NEW ORLEANS -- Registering at a hotel under a false name and with phoney IDs cost real estate heir Robert Durst his right to privacy there, say federal prosecutors in New Orleans.

Durst, an estranged member of the family that is the co-developer of 1 World Trade Center in New York, is facing a murder trial in California in the death of his friend and onetime spokeswoman Susan Berman. He has waived extradition there.

But he's stuck in a Louisiana lockup awaiting a Jan. 11 trial on a federal charge that he illegally possessed a .38-calibre revolver after having a prior felony conviction.

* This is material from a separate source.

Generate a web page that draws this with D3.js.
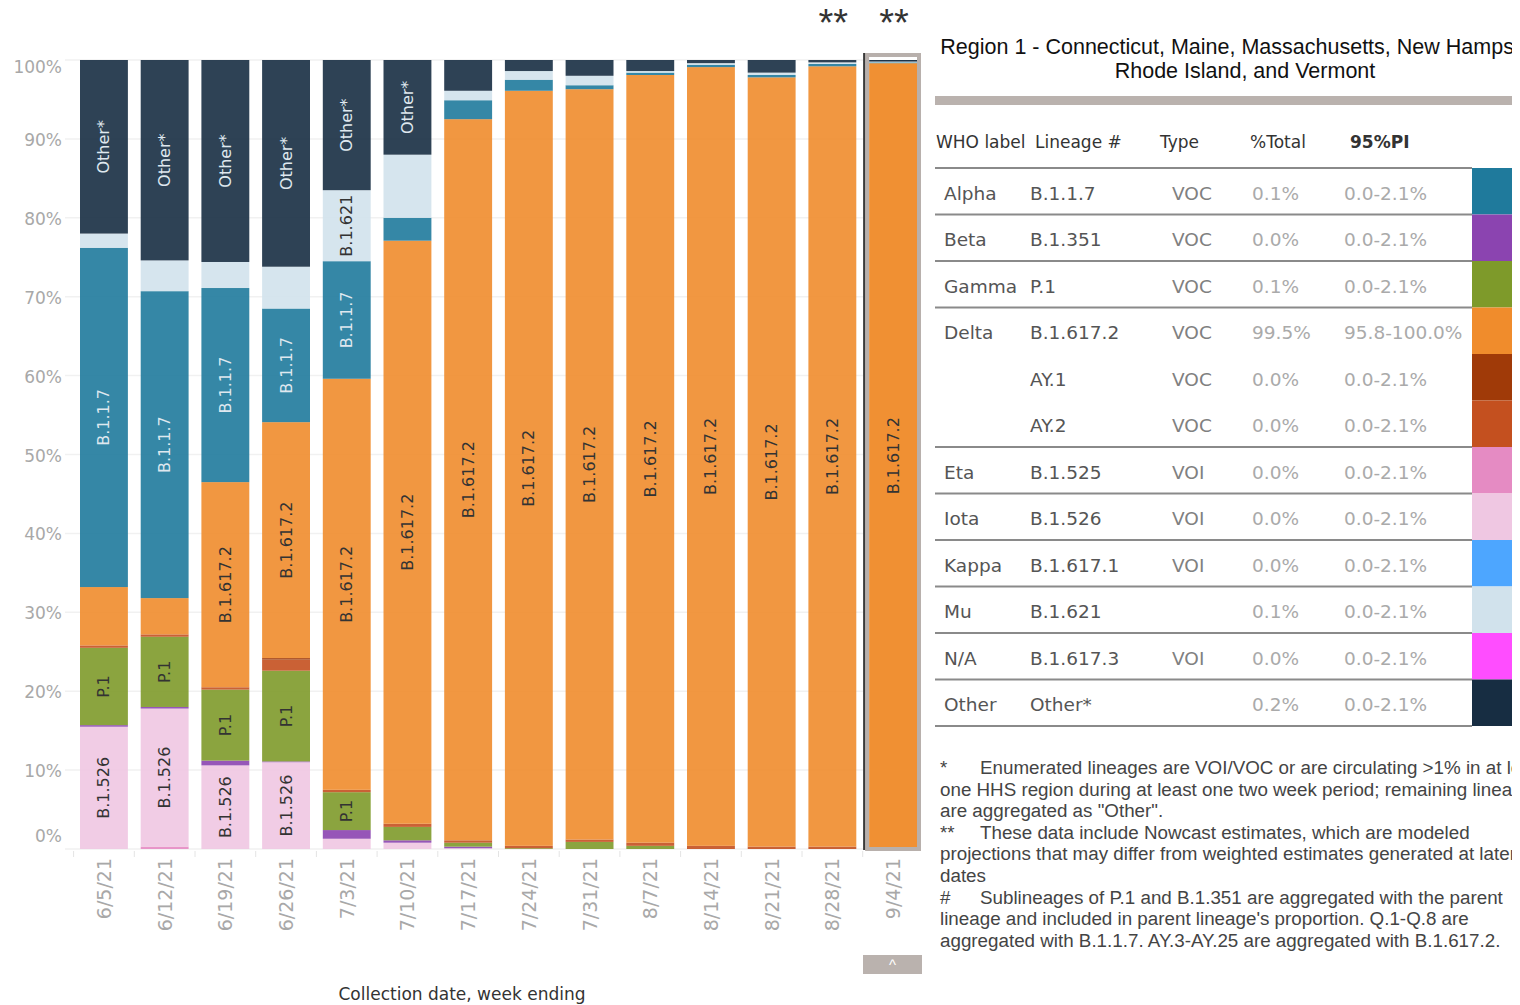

The gun was found last March when Durst was detained in New Orleans. His attorneys will argue in federal court that the evidence seized in his New Orleans hotel room -- where he had registered under the name Everette Ward -- should be thrown out.

A hearing on the issue, originally set for Wednesday, is expected to be rescheduled for early October.

In a 65-page brief filed ahead of the hearing, prosecutors argue otherwise. The privacy issue leads off their arguments.

"One like Durst who so thoroughly immerses himself in a false identity, committing a separate offence in the process, should not later be heard to argue that society must recognize as legitimate his expectation of privacy in the hotel room," the attorneys wrote.

Durst's attorney, Dick DeGuerin, has declined public comment.

In filings, Durst's lawyers contend that the FBI and state police illegally searched his room at the J.W. Marriott hotel the evening of March 14, hours before getting a warrant and arresting him early March 15.

The arrest took place on the eve of the finale of a six-part HBO documentary called "The Jinx" about Durst, the disappearance of his first wife in 1982, Berman's death and the death and dismemberment of a neighbour in Galveston in 2001.

A self-defence plea won acquittal in the death of Morris Black, but Durst now is charged in Los Angeles with murder in the Berman case. Durst's lawyers say his arrest in New Orleans was timed to coincide with the conclusion of "The Jinx."